Session 15: Code Search and Similarity
Research Papers
Emerald 3, Chair: Mehdi Mirakhorli
BinGo: Cross-Architecture Cross-OS Binary Search
Mahinthan Chandramohan, Yinxing Xue, Zhengzi Xu, Yang Liu, Chia Yuan Cho, and Hee Beng Kuan Tan
(Nanyang Technological University, Singapore; DSO National Laboratories, Singapore)
Abstract: Binary code search has received much attention recently due to its impactful applications, e.g., plagiarism detection, malware detection and software vulnerability auditing. However, developing an effective binary code search tool is challenging due to the gigantic syntax and structural differences in binaries resulted from different compilers, architectures and OSs. In this paper, we propose BINGO — a scalable and robust binary search engine supporting various architectures and OSs.

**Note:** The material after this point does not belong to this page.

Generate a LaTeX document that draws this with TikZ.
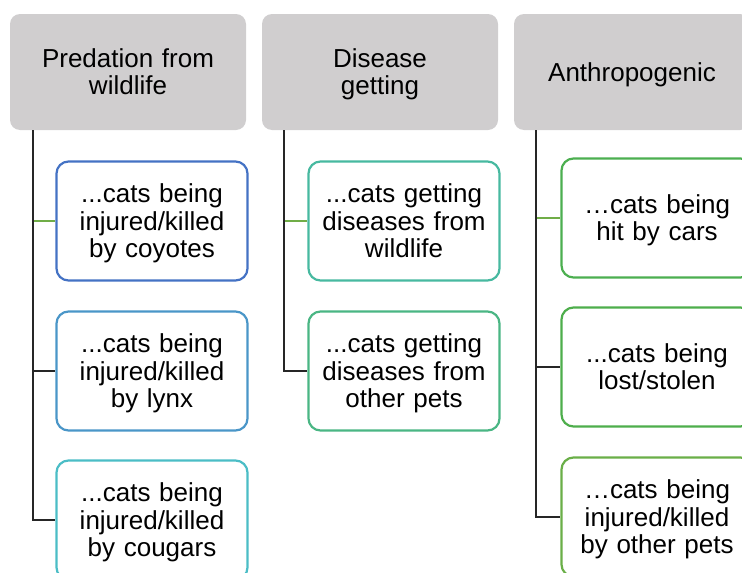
\documentclass[tikz,border=0pt]{standalone}
\usepackage{fontspec}
\setmainfont{Liberation Sans}
\definecolor{hdrfill}{HTML}{D0CECF}
\definecolor{cCoy}{HTML}{4472C4}
\definecolor{cLynx}{HTML}{4A96C8}
\definecolor{cCoug}{HTML}{4BBDC6}
\definecolor{cDisW}{HTML}{47B9A0}
\definecolor{cDisP}{HTML}{4AB684}
\definecolor{cCars}{HTML}{4CAF50}
\definecolor{cLost}{HTML}{4EAE4C}
\definecolor{cPets}{HTML}{6AAF48}
\definecolor{linkgreen}{HTML}{70AD47}
\begin{document}
\begin{tikzpicture}[x=1pt,y=-1pt,
  txtstrut/.style={execute at begin node={\rule{0pt}{0.93em}}, execute at end node={\rule[-0.22em]{0pt}{0pt}}},
  hdr/.style={rectangle, rounded corners=10pt, fill=hdrfill, minimum width=236pt, minimum height=116pt, align=center, text width=225pt, inner sep=0pt, font=\fontsize{26}{27.5}\selectfont, txtstrut},
  kid/.style={rectangle, draw=#1, line width=2.2pt, rounded corners=12pt, fill=white, minimum width=191pt, minimum height=119pt, align=center, text width=185pt, inner sep=0pt, font=\fontsize{26}{27.5}\selectfont, txtstrut},
  link/.style={line width=1.4pt, draw=black!85},
  glink/.style={line width=1.4pt, draw=linkgreen}]
\useasboundingbox (0,0) rectangle (742,573);
\clip (0,0) rectangle (742,573);
% headers
\node[hdr] (h1) at (128,72) {Predation from\\wildlife};
\node[hdr] (h2) at (380,72) {Disease\\getting};
\node[hdr] (h3) at (632,72) {Anthropogenic};
% children
\node[kid=cCoy]  (c11) at (152,221) {...cats being\\injured/killed\\by coyotes};
\node[kid=cLynx] (c12) at (152,371) {...cats being\\injured/killed\\by lynx};
\node[kid=cCoug] (c13) at (152,520) {...cats being\\injured/killed\\by cougars};
\node[kid=cDisW] (c21) at (404,221) {...cats getting\\diseases from\\wildlife};
\node[kid=cDisP] (c22) at (404,371) {...cats getting\\diseases from\\other pets};
\node[kid=cCars] (c31) at (657,218) {…cats being\\hit by cars};
\node[kid=cLost] (c32) at (657,367) {...cats being\\lost/stolen};
\node[kid=cPets] (c33) at (657,517) {…cats being\\injured/killed\\by other pets};
% connectors
\draw[glink] ([xshift=23pt]h1.south west) |- (c11.west);
\draw[glink] ([xshift=22pt]h2.south west) |- (c21.west);
\draw[glink] ([xshift=22pt]h3.south west) |- (c31.west);
\draw[link] ([xshift=23pt]h1.south west) |- (c12.west);
\draw[link] ([xshift=23pt]h1.south west) |- (c13.west);
\draw[link] ([xshift=22pt]h2.south west) |- (c22.west);
\draw[link] ([xshift=22pt]h3.south west) |- (c32.west);
\draw[link] ([xshift=22pt]h3.south west) |- (c33.west);
\end{tikzpicture}
\end{document}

The key contribution is a selective inlining technique to capture the complete function semantics by inlining relevant library and user-defined functions. In addition, architecture and OS neutral function filtering is proposed to dramatically reduce the irrelevant target functions. Besides, we introduce length variant partial traces to model binary functions in a program structure agnostic fashion. The experimental results show that BINGO can find semantic similar functions across architecture and OS boundaries, even with the presence of program structure distortion, in a scalable manner. Using BINGO, we also discovered a zero-day vulnerability in Adobe PDF Reader, a COTS binary.